The funny thing is that my game design scrapheap has more in it than the finished projects folder does. This worries me, why can’t I finish more games… 

I’ve been thinking about this lately and I think I’ve gained some insight into what’s going on. You see, I grew up on a farm and my dad used to collect bits of scrap metal and old machinery in case it might be useful. He would take things apart because “you’d never know when they might come in handy”. The funny thing is that most of the parts were never used, our shed was filled with old bits and pieces. When I was growing up everything seemed like junk, stuff that would never be used, but now I understand the method to this madness (and it was madness). Whenever something did break on the farm or in the house my dad would go to the shed, find the parts he needed and fashion together a solution. He wasn’t a trained mechanic, plumber or electrician but he could fix these problems because of his experience taking things apart. I now realise that I’m at a similar place in terms of game design.

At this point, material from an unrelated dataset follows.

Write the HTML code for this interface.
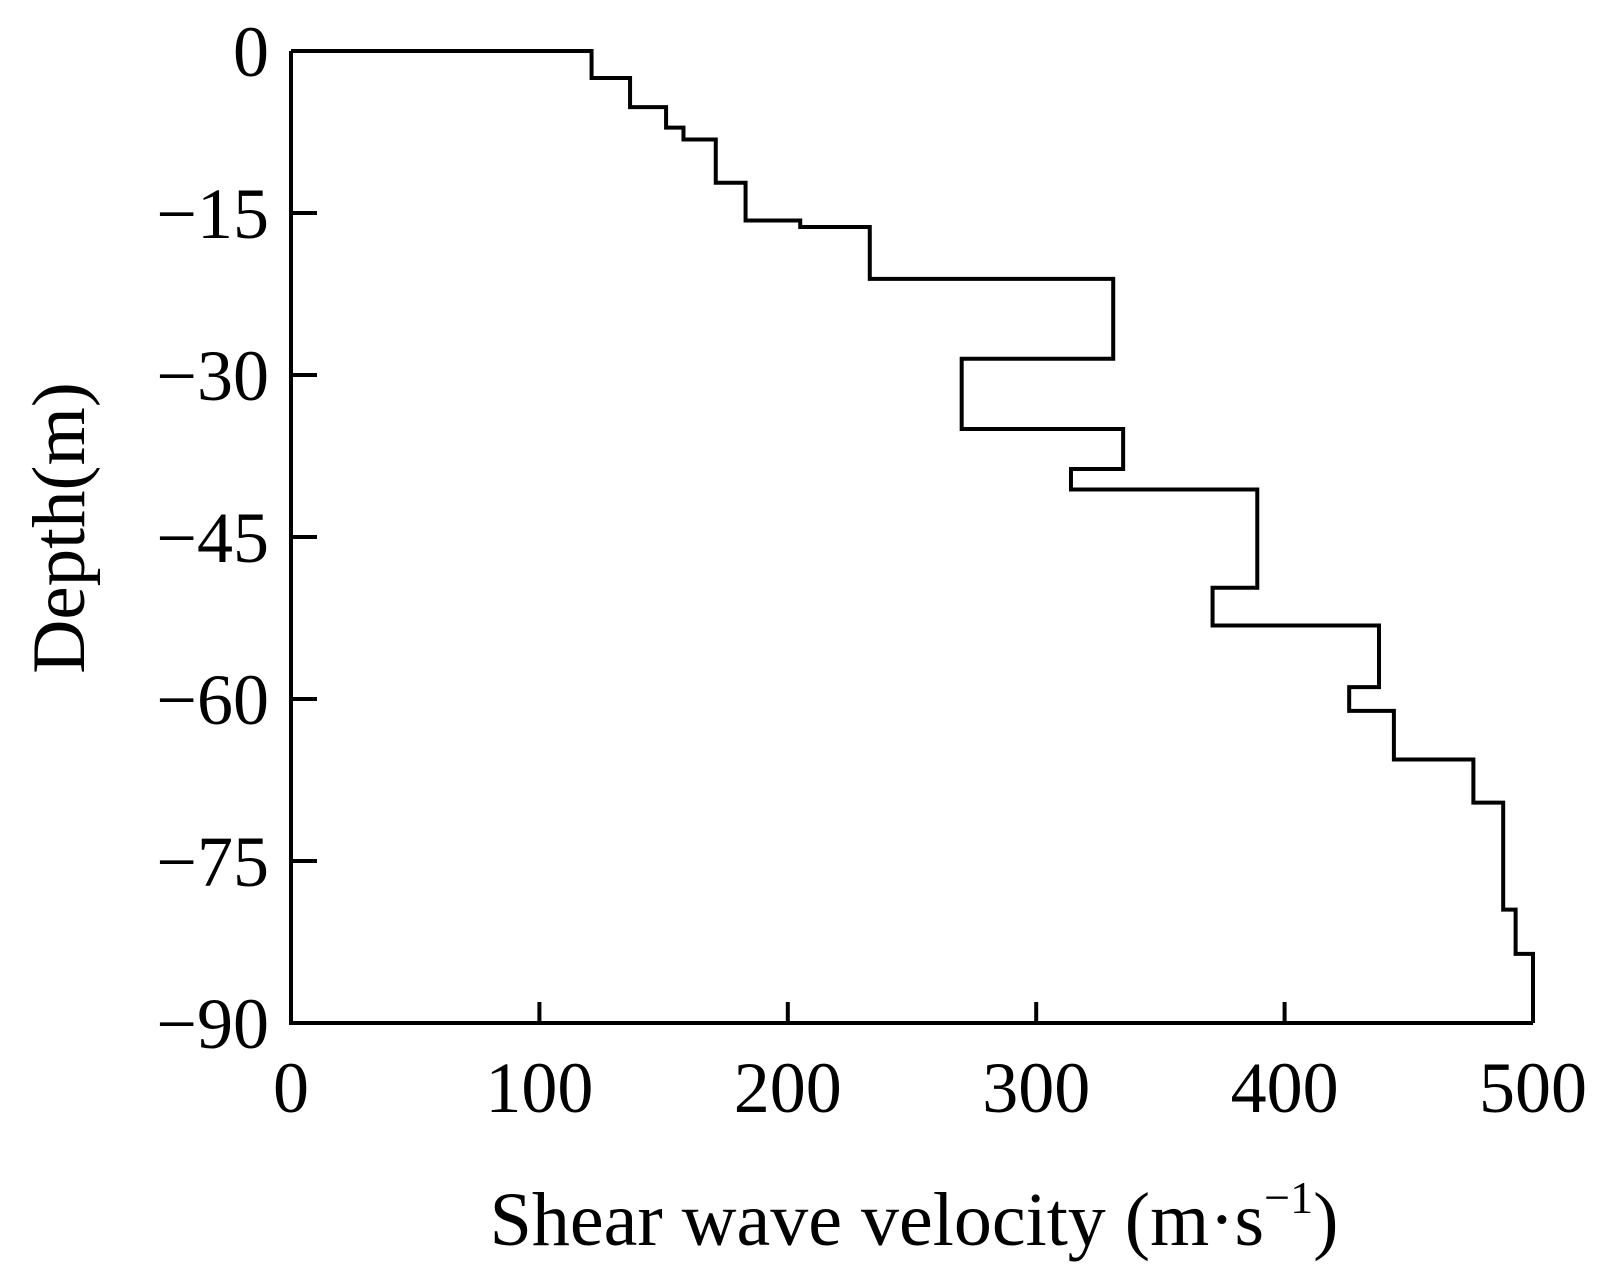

All along I’ve been viewing these projects as failures, things I tried to do but didn’t work out. Instead I’m going to focus on these as insights into my own game design process. These are game systems, programming concepts and narrative experiments that I can reference in future when I’m stuck on a tough design challenge. They are a repository of ideas that didn’t work and best of all I know why they didn’t work. I think they keep me honest. The bigger the scrapheap the more design knowledge I can draw on and I’ll always need more of that.